EXERCISE AIM — Copy exactly the lines that run from the top of the listing to the line containing "colors = ['#FFAD14', '#F2691F', '#F73152']", both ends included, and omit the pictures.

GIVEN DATA —
***

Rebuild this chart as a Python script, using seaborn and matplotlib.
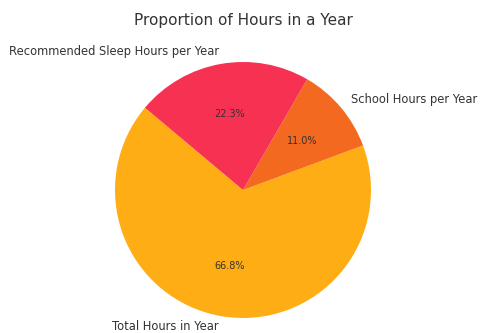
import seaborn as sns
import matplotlib.pyplot as plt

labels = ['Total Hours in Year', 'School Hours per Year', 'Recommended Sleep Hours per Year']
hours = [8760, 1440, 2920]
colors = ['#FFAD14', '#F2691F', '#F73152']

sns.set_style("white")
plt.rcParams['font.family'] = ['DejaVu Sans']

fig = plt.figure(figsize=(4.8, 3.33), dpi=100)
# square axes so the pie sits where it does in the reference
ax = fig.add_axes([115 / 480, 15 / 333, 256 / 480, 256 / 333])
wedges, texts, autotexts = ax.pie(hours, labels=labels, colors=colors,
                                  autopct='%1.1f%%', startangle=140,
                                  wedgeprops={'linewidth': 0},
                                  textprops={'fontsize': 8.3, 'color': '#333333'})
for t in autotexts:
    t.set_fontsize(7)
# bottom label sits right at the edge, nudge it up a little so it isn't cut
x0, y0 = texts[0].get_position()
texts[0].set_position((x0, y0 + 0.02))
ax.set_xlim(-1, 1)
ax.set_ylim(-1, 1)
ax.set_aspect('equal')

fig.text(243 / 480, 1 - 20 / 333, 'Proportion of Hours in a Year',
         ha='center', va='center', fontsize=11, color='#333333')

plt.savefig('out.png', dpi=100)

***

REPLY TO THE EXERCISE —
Rebuild this chart as a Python script, using seaborn and matplotlib.
import seaborn as sns
import matplotlib.pyplot as plt

labels = ['Total Hours in Year', 'School Hours per Year', 'Recommended Sleep Hours per Year']
hours = [8760, 1440, 2920]
colors = ['#FFAD14', '#F2691F', '#F73152']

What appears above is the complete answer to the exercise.